Оказалось, существует в некотором доме культуры оркестр подростков-баянистов. Ребята и девчата ездят по япониям всяким выступать, валютой платят, залы в овациях валяются.
Но… Вернее сказать – ездили.
Музыканты, сделавшие оркестру имя, выросли и устроились на работу грузить лопатами уголь, а на смену им пришли выпердыши эпохи перестройки, «гениальные» малыши, запиханные мамашками в престижный коллектив по блату. В результате дом сомнительной культуры получил сборище мажористых ушлёпков, которых даже на отчётном концерте для бабушек показывать стыдно. Старость уважать надо. Часть из этих криволапых недотёп и решила организовать рок-группу, оставаясь репетировать после оркестровых экзекуций. Коллективу нужен был барабанщик…
А опишу-ка я этот паноптикум поёбельно, история должна знать своих героев.
Басист Михуил. Это квинтэссенция басистов, потому как Михуил мог две вещи. Если ему дать басуху, то он мог на ней играть «ми-до-ре», «ми-до-си, ой, блядь, ре». Если басуху отобрать, то Михуил не играл и превращался в мебель системы «где оставил, там забрал».

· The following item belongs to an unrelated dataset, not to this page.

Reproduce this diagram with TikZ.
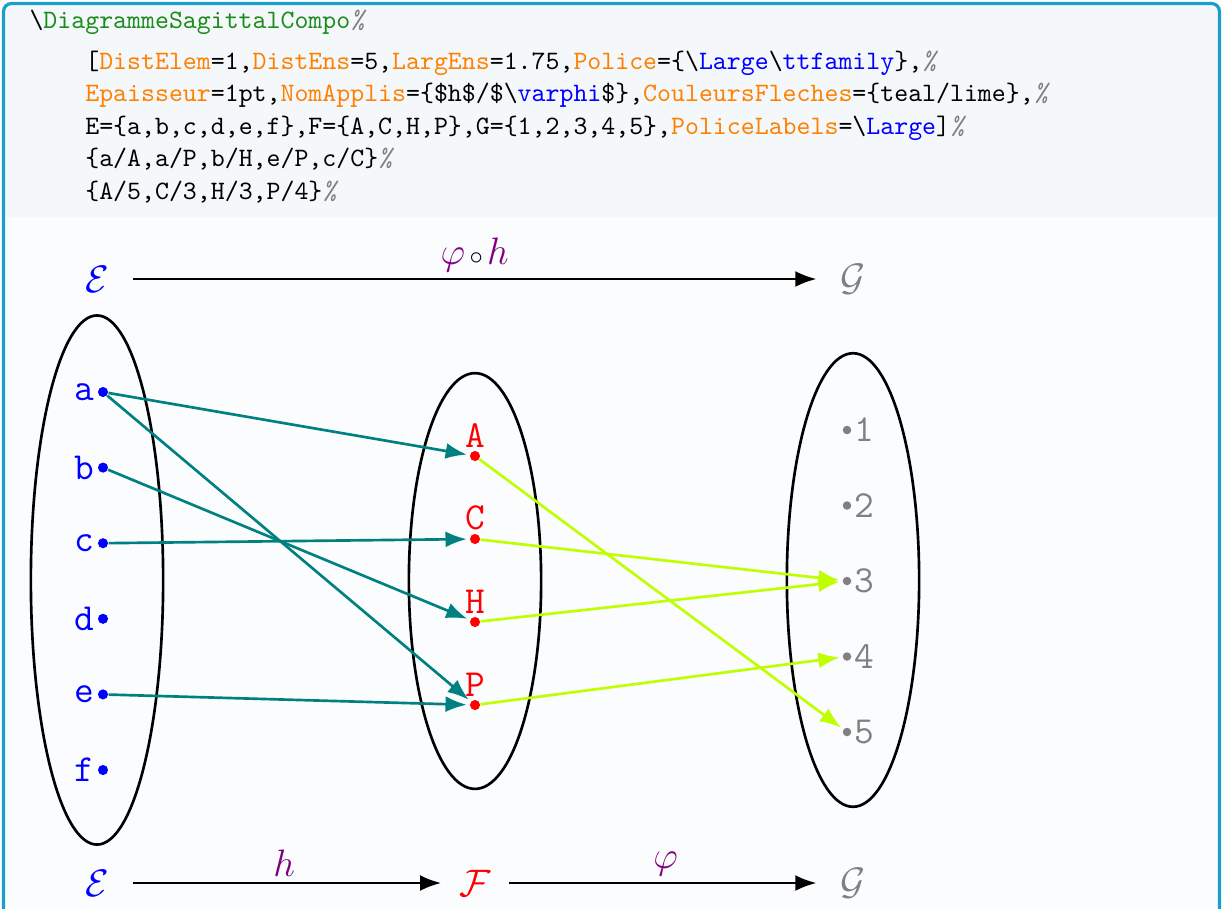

Я вообще припомнить не могу, чтобы он когда-нибудь произнёс что-то похожее на законченное предложение. Только «да», «нет» и «нинада».
– Михуил, будешь водки?
– Да.
– Михуил, деньги есть?
– Нет.
– Михуил, а по еблищу?
– Нинада.
У Михуила было опущено все: уголки глаз и губ, свисал нос, мелок подбородок, покаты плечи, мешком висела одежда, унылой паклей болтались на голове безжизненные волосья. С таким скорбным еблищем он должен был декламировать на вечерах поэзии в районной библиотеке классиков Серебряного века и безнадежно дрочить на профиль Ахматовой работы художника Тышлера. Но судьба избрала для Михуила иной путь.
Полной противоположностью перхотному недобасисту являлся ритм-гитарист Андрей. Вот этот был да, живенький, помесь Бумбараша с Щелкунчиком. У Дюши пожизняк залипала верхняя губа в районе носа, как у последнего укурка, отчего его идеально белые, ровные, лошадиной величины зубы были постоянно доступны для лицезрения. Добавим румяные щёчки, вытаращенные карие глазки и буйную кудрявую шевелюру.
Я Андрея побаивался, если честно. Создавалось впечатление, что гиперактивный камрад сейчас возьмёт и цапнет тебя ни с чего за палец, за нос, а то и загрызёт. В пароксизме любви к человечеству.